Algo que es revelador aquí, es que la desigualdad de género y social son claves para entender las relaciones de poder en el heteropatriarcado neoliberal en las que está imbricada Tania Puente. En su carta se entrelee un gran chantaje; hablando desde un lugar de invisibilización, anulación y vulnerabilidad, Puente le reclama a Wolffer: “preferiste escuchar la voz de otros a pesar de que yo te llamé directamente para poder platicar y pedir consejo y asesoría”, al tiempo que le exige que le de visiblidad: “¿Por qué fue así de irrelevante lo que me sucedió? ¿Bajo qué norma o criterio el valor de mi persona no tuvo el peso suficiente para que se hiciera algo al respecto?” Su reclamo, al que le hace eco la blanda y reconciliante reflexión de Alejandro Gómez Escorcia y Alejandra Franco, quienes se mantienen al margen de juzgar la decisión tanto de la artista como del MAM de lavarse las manos ante la situación, revelan la cuestión de la jerarquías y valorización de las personas en nuestra sociedad de castas: “¿Cuál habría sido la reacción de esta misma comunidad si la víctima del acoso sexual en el MAM hubiera sido la propia directora o la artista en cuestión?” En esta sociedad, la justicia y visibilidad se logran de acuerdo con el estatus y la posición social. El hecho de que el agresor esté sindicalizado, y Puente no, es un factor más en este juego perverso de jerarquías y de poder que opera en las instituciones mexicanas.

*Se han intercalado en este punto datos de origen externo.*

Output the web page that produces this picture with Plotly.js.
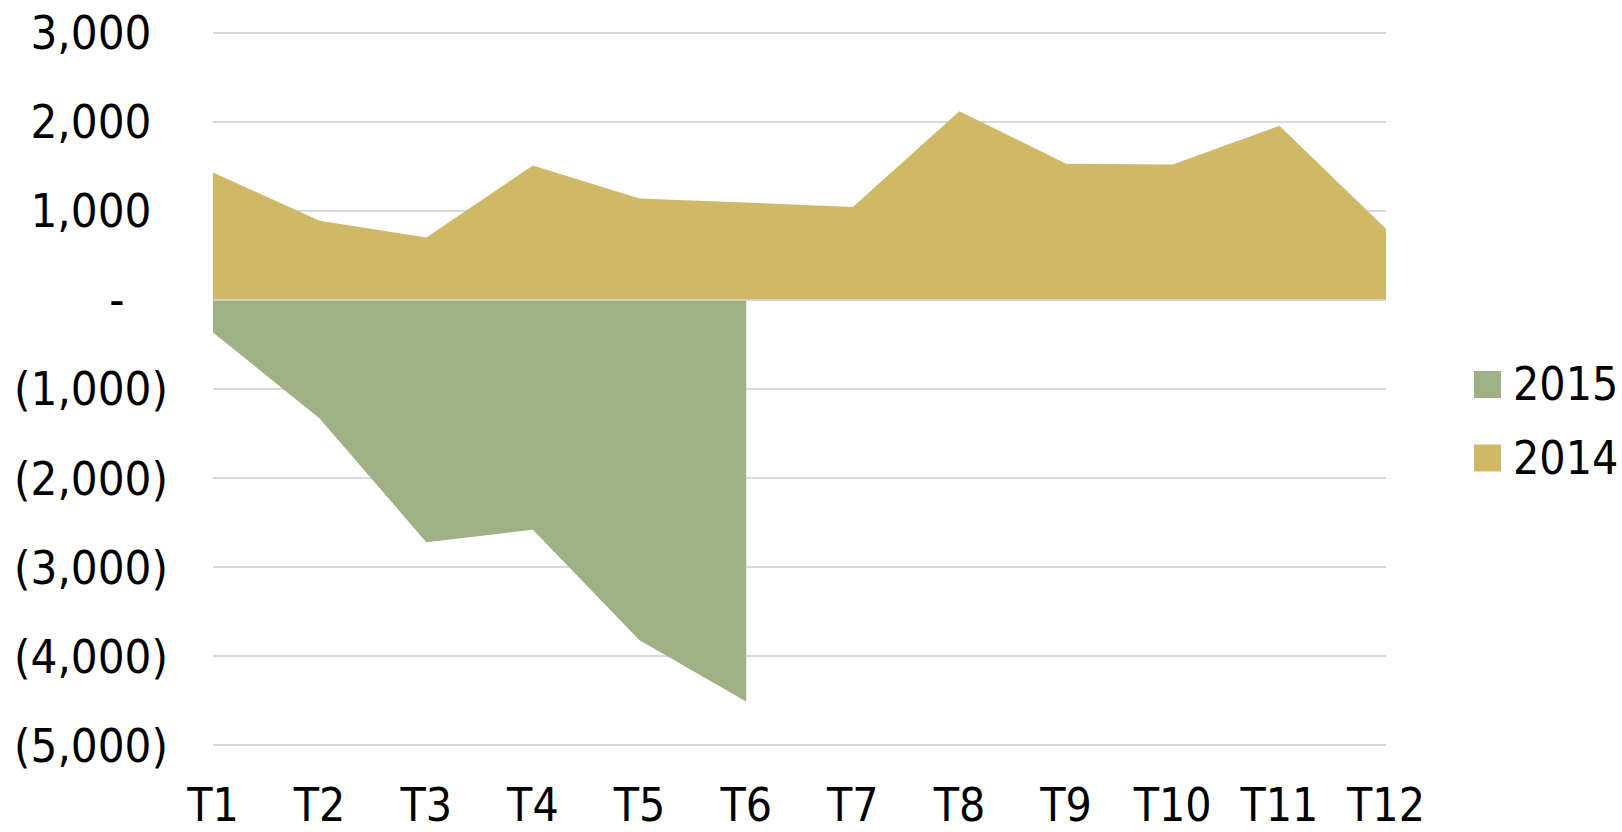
<!DOCTYPE html>
<html>
<head>
<meta charset="utf-8">
<script src="https://cdn.plot.ly/plotly-3.0.1.min.js"></script>
<style>
  html, body { margin: 0; padding: 0; background: #ffffff; }
  #chart { width: 1622px; height: 832px; }
</style>
</head>
<body>
<div id="chart"></div>
<script>
// ---- data ----
var categories = ['T1','T2','T3','T4','T5','T6','T7','T8','T9','T10','T11','T12'];
var values2014 = [1430, 890, 700, 1510, 1140, 1095, 1045, 2120, 1530, 1520, 1955, 800];
var values2015 = [-365, -1330, -2720, -2580, -3820, -4510, null, null, null, null, null, null];
var seriesNames = ['2015', '2014'];
var tickValues = [3000, 2000, 1000, 0, -1000, -2000, -3000, -4000, -5000];

var colorGold = '#CFB967';
var colorGreen = '#9EB084';
var FONT = 'DejaVu Sans Condensed, DejaVu Sans, sans-serif';
var FS = 46;

function fmt(v) {
  var hide = function (s) { return '<span style="color:rgba(0,0,0,0)">' + s + '</span>'; };
  if (v === 0) return '-' + hide('0)');
  var s = Math.abs(v).toLocaleString('en-US');
  return v < 0 ? '(' + s + ')' : s + hide(')');
}

var W = 1622, H = 832;
var M = {l: 213, r: 236, t: 31, b: 85};
var PW = W - M.l - M.r, PH = H - M.t - M.b;
function px(x) { return (x - M.l) / PW; }
function py(y) { return 1 - (y - M.t) / PH; }

var traces = [
  {
    type: 'scatter', mode: 'lines', name: seriesNames[1],
    x: categories, y: values2014,
    fill: 'tozeroy', fillcolor: colorGold,
    line: {width: 0, color: colorGold},
    showlegend: false, hoverinfo: 'x+y+name'
  },
  {
    type: 'scatter', mode: 'lines', name: seriesNames[0],
    x: categories, y: values2015,
    fill: 'tozeroy', fillcolor: colorGreen,
    line: {width: 0, color: colorGreen},
    showlegend: false, hoverinfo: 'x+y+name'
  }
];

var legendColors = [colorGreen, colorGold];
var legendY = [384.5, 458];
var shapes = [
  {type: 'line', xref: 'paper', yref: 'y', x0: 0, x1: 1, y0: 0, y1: 0,
   line: {color: '#d9d9d9', width: 1.5}, layer: 'above'}
];
var annotations = [];
seriesNames.forEach(function (n, i) {
  shapes.push({type: 'rect', xref: 'paper', yref: 'paper',
    x0: px(1474), x1: px(1501), y0: py(legendY[i] - 13.5), y1: py(legendY[i] + 13.5),
    fillcolor: legendColors[i], line: {width: 0}});
  annotations.push({xref: 'paper', yref: 'paper', x: px(1511), y: py(legendY[i]),
    xanchor: 'left', yanchor: 'middle', showarrow: false, text: n,
    font: {family: FONT, size: FS, color: '#000000'}});
});

var layout = {
  width: W, height: H,
  margin: M,
  paper_bgcolor: '#ffffff', plot_bgcolor: '#ffffff',
  showlegend: false,
  font: {family: FONT, size: FS, color: '#000000'},
  xaxis: {
    type: 'category', range: [0, categories.length - 1],
    showgrid: false, zeroline: false, showline: false, ticks: '',
    tickfont: {family: FONT, size: FS, color: '#000000'},
    ticklabelstandoff: 27, fixedrange: true
  },
  yaxis: {
    range: [-5020, 3020],
    tickmode: 'array', tickvals: tickValues, ticktext: tickValues.map(fmt),
    showgrid: true, gridcolor: '#d9d9d9', gridwidth: 1.5,
    zeroline: false, showline: false, ticks: '',
    tickfont: {family: FONT, size: 47, color: '#000000'},
    ticklabelstandoff: 44, fixedrange: true
  },
  shapes: shapes,
  annotations: annotations
};

Plotly.newPlot('chart', traces, layout, {displayModeBar: false, staticPlot: true});
</script>
</body>
</html>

Otro tema urgentes en este contexto, es que la declaración de la segunda ola de feminismo que lo personal es político ha sido socavada por el hecho de que la política de las mujeres se ha reducido a lo meramente personal: quien quiera que seamos, nuestra noción de género, lucha política y noción de feminismo estarán determinados no sólo por nuestras experiencias en el amor y sexo (positivas o negativas), sino también por nuestros privilegios sociales y de clase. La pregunta que surge es, ¿cómo inspirar solidaridad con las víctimas de la violencia de género por parte de los no-victimizados más allá de la lástima y del sensacionalismo? Y la pregunta archi-feminista: ¿se puede articular una lucha de las mujeres que pueda trascender diferencias de clase y de experiencias de género? Le hago eco al llamado de Laurie Penny a amotinarse en contra de las reificadas y normalizadas divisiones de clase, de género, de sexo; también contra la construcción hollywoodense del amor heterosexual como pilar de la familia nuclear (y de la economía neoliberal), y hago un llamado a boicotear a todo ente o institución que florezcan irreflexivamente en la incoherencia conformista canalizada por la maldita amalgama, y por lo tanto, la confusión entre política culturalizada y acción política.